All lines from the top of the records below through the line holding "ax.plot(t_ref, v_ref, color='#ff0000', lw=3.8, label='Tegangan", and only those, should be printed exactly, minus the pictures.

━━━━━━━━━━━━━━━━━━━━━━━━━━━━━━

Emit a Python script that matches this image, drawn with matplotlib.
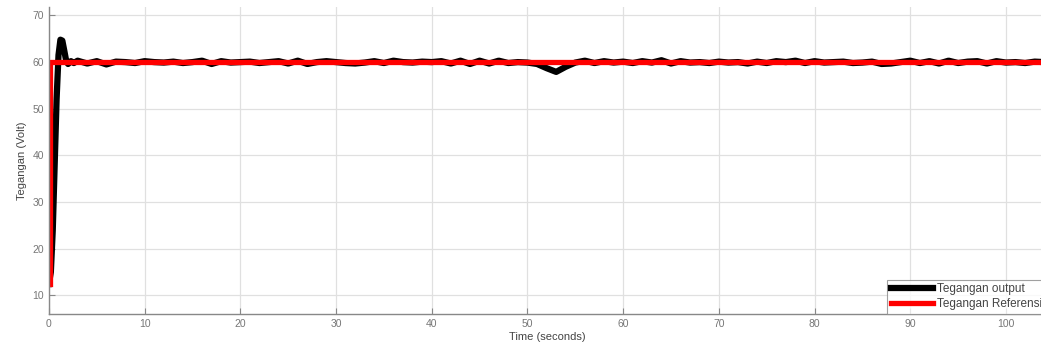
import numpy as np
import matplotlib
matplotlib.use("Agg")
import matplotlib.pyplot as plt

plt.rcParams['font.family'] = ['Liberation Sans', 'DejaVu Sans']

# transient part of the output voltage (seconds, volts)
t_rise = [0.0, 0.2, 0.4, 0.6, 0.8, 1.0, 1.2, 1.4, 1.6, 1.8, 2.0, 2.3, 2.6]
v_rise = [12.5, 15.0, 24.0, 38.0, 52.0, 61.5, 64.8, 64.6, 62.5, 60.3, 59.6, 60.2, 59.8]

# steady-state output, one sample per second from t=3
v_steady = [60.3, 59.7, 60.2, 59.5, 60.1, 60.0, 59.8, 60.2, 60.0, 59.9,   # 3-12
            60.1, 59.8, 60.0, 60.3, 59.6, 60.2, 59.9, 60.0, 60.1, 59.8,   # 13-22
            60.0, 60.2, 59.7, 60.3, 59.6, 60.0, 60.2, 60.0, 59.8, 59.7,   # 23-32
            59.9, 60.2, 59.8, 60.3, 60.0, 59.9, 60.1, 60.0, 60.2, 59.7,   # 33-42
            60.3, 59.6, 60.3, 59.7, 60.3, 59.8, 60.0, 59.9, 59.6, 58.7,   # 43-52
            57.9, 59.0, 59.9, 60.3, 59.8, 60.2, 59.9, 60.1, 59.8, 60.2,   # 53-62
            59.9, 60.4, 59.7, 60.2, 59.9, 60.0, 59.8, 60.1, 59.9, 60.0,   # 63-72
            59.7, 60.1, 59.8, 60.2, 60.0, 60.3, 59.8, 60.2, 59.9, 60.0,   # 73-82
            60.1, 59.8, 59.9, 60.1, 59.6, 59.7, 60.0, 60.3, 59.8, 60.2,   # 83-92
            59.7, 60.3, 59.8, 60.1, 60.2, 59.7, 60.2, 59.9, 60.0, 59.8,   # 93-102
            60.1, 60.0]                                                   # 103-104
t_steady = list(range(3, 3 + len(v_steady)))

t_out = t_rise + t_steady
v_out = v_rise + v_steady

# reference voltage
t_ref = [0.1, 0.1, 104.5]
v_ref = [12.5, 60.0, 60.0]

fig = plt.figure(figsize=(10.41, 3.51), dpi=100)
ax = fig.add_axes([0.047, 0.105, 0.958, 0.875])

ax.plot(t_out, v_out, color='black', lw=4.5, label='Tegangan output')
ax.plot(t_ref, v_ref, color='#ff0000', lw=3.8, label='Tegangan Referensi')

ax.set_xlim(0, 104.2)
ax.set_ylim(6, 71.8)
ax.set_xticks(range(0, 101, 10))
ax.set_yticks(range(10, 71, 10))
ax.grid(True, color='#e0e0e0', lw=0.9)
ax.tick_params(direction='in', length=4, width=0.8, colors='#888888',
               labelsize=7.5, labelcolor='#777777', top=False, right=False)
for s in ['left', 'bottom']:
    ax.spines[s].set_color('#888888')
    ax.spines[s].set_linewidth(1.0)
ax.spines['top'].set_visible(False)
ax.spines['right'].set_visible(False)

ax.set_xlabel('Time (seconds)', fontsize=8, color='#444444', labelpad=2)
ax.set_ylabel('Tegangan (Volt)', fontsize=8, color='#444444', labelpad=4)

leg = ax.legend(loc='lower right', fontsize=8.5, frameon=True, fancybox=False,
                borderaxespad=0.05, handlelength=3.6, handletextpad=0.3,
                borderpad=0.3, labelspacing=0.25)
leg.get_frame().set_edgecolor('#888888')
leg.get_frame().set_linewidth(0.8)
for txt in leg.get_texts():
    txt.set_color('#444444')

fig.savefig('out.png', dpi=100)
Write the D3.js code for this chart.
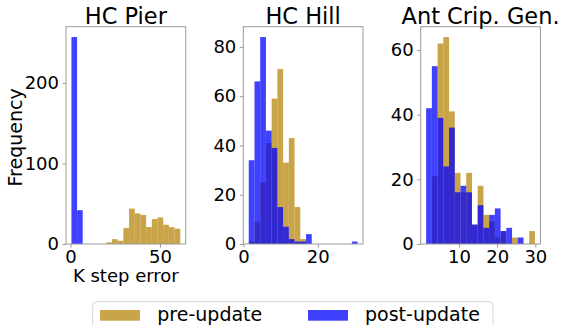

━━━━━━━━━━━━━━━━━━━━━━━━━━━━━━

● **RESULT OF THE TASK**:
Emit a Python script that matches this image, drawn with matplotlib.
import numpy as np
import matplotlib
matplotlib.use("Agg")
import matplotlib.pyplot as plt

plt.rcParams['font.family'] = ['Liberation Sans', 'DejaVu Sans']

# transient part of the output voltage (seconds, volts)
t_rise = [0.0, 0.2, 0.4, 0.6, 0.8, 1.0, 1.2, 1.4, 1.6, 1.8, 2.0, 2.3, 2.6]
v_rise = [12.5, 15.0, 24.0, 38.0, 52.0, 61.5, 64.8, 64.6, 62.5, 60.3, 59.6, 60.2, 59.8]

# steady-state output, one sample per second from t=3
v_steady = [60.3, 59.7, 60.2, 59.5, 60.1, 60.0, 59.8, 60.2, 60.0, 59.9,   # 3-12
            60.1, 59.8, 60.0, 60.3, 59.6, 60.2, 59.9, 60.0, 60.1, 59.8,   # 13-22
            60.0, 60.2, 59.7, 60.3, 59.6, 60.0, 60.2, 60.0, 59.8, 59.7,   # 23-32
            59.9, 60.2, 59.8, 60.3, 60.0, 59.9, 60.1, 60.0, 60.2, 59.7,   # 33-42
            60.3, 59.6, 60.3, 59.7, 60.3, 59.8, 60.0, 59.9, 59.6, 58.7,   # 43-52
            57.9, 59.0, 59.9, 60.3, 59.8, 60.2, 59.9, 60.1, 59.8, 60.2,   # 53-62
            59.9, 60.4, 59.7, 60.2, 59.9, 60.0, 59.8, 60.1, 59.9, 60.0,   # 63-72
            59.7, 60.1, 59.8, 60.2, 60.0, 60.3, 59.8, 60.2, 59.9, 60.0,   # 73-82
            60.1, 59.8, 59.9, 60.1, 59.6, 59.7, 60.0, 60.3, 59.8, 60.2,   # 83-92
            59.7, 60.3, 59.8, 60.1, 60.2, 59.7, 60.2, 59.9, 60.0, 59.8,   # 93-102
            60.1, 60.0]                                                   # 103-104
t_steady = list(range(3, 3 + len(v_steady)))

t_out = t_rise + t_steady
v_out = v_rise + v_steady

# reference voltage
t_ref = [0.1, 0.1, 104.5]
v_ref = [12.5, 60.0, 60.0]

fig = plt.figure(figsize=(10.41, 3.51), dpi=100)
ax = fig.add_axes([0.047, 0.105, 0.958, 0.875])

ax.plot(t_out, v_out, color='black', lw=4.5, label='Tegangan output')
ax.plot(t_ref, v_ref, color='#ff0000', lw=3.8, label='Tegangan Referensi')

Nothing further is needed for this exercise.